# Data supplied start

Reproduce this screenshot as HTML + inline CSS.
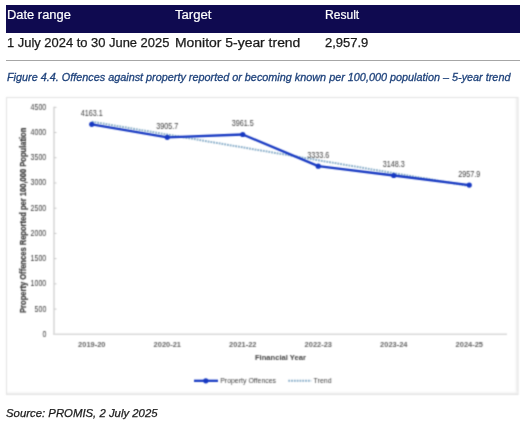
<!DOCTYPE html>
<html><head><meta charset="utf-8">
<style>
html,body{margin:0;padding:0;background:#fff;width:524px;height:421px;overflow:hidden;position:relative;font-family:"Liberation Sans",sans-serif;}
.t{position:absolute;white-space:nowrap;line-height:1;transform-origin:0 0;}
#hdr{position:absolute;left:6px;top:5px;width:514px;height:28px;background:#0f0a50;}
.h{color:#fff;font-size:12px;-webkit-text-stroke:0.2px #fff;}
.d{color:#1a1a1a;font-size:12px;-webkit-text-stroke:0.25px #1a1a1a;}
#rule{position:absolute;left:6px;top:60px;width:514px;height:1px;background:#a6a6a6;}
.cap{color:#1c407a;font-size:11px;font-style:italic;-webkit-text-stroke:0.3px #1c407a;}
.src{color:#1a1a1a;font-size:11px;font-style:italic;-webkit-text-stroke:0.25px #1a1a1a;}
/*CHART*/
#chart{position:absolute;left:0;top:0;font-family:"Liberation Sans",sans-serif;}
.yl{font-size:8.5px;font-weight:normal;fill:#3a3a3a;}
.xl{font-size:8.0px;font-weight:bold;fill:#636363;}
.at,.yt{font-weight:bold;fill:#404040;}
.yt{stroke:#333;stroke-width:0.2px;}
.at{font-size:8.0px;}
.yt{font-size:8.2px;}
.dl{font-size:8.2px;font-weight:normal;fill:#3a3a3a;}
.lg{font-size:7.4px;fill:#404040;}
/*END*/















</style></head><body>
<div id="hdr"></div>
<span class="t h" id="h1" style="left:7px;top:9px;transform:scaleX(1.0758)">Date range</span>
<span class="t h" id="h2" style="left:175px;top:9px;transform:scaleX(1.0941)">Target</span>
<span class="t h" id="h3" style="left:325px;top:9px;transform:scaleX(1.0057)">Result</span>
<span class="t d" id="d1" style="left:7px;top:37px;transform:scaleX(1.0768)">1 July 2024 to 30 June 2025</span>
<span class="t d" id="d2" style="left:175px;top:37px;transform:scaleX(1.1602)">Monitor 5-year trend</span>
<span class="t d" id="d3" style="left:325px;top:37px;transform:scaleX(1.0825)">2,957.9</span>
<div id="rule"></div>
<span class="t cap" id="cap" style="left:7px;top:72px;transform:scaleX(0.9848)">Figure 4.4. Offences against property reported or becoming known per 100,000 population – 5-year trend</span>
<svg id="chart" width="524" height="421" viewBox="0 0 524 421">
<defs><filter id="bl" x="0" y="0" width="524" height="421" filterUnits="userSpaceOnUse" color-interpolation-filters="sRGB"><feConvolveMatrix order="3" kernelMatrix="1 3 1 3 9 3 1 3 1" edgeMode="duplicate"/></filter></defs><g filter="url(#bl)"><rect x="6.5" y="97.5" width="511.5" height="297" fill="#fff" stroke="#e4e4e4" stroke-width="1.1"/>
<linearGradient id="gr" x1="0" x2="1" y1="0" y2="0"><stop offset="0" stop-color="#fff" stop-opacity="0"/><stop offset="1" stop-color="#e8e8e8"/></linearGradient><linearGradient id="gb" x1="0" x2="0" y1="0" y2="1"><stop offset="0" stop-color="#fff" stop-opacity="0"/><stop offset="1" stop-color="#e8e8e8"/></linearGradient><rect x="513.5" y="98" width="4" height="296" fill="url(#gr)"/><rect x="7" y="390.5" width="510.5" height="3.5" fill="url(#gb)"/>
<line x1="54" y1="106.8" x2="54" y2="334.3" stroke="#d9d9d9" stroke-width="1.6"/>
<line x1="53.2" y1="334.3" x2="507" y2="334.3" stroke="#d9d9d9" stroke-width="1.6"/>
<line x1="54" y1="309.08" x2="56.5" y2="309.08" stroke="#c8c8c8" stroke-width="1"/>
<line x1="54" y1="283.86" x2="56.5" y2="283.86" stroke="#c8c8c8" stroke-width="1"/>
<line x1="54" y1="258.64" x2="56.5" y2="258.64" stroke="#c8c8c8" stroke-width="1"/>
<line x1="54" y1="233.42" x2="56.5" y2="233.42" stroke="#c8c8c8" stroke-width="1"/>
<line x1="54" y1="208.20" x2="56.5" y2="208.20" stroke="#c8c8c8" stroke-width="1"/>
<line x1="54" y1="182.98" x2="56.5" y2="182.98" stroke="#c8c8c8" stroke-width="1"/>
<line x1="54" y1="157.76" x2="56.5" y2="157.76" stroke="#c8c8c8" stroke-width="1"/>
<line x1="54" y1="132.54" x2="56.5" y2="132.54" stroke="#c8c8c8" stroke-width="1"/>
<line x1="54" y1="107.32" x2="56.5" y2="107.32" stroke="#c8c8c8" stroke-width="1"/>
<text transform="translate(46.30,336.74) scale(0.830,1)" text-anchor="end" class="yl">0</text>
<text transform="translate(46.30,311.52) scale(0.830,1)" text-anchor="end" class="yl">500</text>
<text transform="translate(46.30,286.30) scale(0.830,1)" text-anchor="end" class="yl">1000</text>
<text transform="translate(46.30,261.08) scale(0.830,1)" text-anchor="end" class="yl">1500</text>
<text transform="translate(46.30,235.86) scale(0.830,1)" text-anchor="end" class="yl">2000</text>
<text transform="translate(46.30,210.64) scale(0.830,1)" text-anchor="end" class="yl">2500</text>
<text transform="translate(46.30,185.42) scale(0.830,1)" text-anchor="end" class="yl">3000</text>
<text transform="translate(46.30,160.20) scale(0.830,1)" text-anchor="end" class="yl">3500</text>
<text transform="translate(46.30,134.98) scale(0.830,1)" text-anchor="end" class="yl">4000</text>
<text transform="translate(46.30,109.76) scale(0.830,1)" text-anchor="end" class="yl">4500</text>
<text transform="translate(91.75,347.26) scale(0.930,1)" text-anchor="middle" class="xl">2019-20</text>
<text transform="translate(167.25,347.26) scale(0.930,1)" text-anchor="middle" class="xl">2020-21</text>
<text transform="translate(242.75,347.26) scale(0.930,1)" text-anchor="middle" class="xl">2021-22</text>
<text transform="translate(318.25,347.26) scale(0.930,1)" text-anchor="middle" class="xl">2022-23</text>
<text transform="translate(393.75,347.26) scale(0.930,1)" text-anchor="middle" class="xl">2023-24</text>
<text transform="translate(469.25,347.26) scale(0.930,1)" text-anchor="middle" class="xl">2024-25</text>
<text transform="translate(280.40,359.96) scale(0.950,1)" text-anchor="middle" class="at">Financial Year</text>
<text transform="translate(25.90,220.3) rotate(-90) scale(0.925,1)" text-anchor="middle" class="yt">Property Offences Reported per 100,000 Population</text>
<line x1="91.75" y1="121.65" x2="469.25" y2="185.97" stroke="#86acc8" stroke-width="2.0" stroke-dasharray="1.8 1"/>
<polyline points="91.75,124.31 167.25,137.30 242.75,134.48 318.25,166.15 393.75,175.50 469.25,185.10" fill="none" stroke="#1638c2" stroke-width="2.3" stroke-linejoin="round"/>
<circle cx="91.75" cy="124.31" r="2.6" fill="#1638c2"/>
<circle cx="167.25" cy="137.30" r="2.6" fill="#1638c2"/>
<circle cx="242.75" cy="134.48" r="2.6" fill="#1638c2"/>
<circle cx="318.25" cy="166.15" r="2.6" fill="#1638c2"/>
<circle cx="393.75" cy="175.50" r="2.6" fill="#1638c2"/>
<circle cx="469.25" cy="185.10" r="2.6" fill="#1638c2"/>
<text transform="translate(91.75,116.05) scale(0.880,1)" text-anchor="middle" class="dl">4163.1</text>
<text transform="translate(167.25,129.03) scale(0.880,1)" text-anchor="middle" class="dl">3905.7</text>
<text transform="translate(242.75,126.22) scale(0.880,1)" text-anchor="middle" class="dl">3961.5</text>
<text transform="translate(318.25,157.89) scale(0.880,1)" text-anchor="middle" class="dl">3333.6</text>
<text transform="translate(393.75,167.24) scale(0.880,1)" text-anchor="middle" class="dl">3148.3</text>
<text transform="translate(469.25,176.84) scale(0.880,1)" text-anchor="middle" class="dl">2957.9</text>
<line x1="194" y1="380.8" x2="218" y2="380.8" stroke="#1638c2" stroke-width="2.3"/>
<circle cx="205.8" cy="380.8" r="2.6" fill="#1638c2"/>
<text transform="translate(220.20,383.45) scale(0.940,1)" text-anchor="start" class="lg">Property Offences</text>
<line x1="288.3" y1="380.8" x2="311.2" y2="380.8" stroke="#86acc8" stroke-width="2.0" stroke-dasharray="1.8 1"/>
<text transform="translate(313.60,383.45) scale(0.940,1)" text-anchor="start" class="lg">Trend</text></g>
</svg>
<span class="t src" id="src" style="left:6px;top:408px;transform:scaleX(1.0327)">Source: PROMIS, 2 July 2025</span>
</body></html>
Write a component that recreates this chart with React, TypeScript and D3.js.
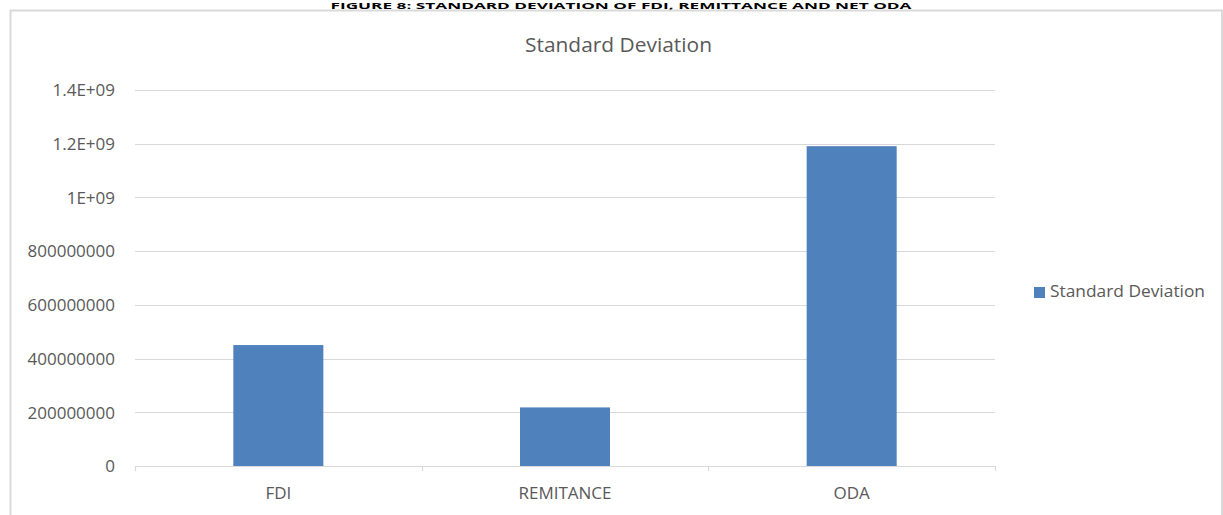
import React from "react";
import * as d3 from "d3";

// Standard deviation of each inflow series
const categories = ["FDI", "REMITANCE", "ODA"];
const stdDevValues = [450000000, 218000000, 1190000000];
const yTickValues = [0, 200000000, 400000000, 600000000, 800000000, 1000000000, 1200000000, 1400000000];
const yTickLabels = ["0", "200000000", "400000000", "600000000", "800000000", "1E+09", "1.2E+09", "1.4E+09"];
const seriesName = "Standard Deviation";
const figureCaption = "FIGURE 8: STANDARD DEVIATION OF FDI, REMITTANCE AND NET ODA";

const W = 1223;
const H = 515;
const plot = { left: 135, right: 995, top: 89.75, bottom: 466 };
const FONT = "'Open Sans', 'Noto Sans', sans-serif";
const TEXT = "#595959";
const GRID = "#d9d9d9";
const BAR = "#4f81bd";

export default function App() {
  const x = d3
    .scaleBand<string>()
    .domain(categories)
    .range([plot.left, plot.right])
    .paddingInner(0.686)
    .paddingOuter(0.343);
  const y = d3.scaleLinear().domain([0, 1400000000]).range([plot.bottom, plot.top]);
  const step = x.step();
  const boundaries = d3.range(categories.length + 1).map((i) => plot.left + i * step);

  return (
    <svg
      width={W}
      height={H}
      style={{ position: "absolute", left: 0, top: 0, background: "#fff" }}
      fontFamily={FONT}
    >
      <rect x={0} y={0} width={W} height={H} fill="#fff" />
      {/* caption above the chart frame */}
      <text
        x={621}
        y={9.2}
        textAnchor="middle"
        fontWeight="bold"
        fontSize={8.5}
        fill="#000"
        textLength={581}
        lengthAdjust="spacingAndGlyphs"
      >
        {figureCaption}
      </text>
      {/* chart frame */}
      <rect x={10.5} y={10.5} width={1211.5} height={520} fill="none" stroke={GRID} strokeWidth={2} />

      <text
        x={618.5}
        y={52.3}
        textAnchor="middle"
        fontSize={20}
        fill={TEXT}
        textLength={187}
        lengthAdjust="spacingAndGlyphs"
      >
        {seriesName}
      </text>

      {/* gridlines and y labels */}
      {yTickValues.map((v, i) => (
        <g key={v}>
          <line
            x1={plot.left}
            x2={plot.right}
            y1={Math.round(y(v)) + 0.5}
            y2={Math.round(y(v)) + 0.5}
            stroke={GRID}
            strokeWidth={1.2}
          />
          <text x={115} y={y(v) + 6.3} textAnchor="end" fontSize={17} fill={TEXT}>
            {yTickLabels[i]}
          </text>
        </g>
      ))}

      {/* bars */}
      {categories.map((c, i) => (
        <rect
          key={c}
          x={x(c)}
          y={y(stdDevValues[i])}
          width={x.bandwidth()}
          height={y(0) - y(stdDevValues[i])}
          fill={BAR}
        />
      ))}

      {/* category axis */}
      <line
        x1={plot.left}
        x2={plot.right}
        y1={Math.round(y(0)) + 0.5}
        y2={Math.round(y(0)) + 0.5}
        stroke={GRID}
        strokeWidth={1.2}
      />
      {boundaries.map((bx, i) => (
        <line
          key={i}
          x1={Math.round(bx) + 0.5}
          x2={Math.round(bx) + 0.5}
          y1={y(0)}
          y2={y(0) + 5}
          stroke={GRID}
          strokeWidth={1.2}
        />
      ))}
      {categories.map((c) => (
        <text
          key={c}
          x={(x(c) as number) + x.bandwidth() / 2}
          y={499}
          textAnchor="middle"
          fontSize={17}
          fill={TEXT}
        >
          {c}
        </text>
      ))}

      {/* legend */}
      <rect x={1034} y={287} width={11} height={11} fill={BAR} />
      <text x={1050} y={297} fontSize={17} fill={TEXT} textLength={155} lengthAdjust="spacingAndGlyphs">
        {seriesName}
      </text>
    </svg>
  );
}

# Data supplied end

State how many lines of the records above contain the word "this", giving only that number.

--- The answer ---
2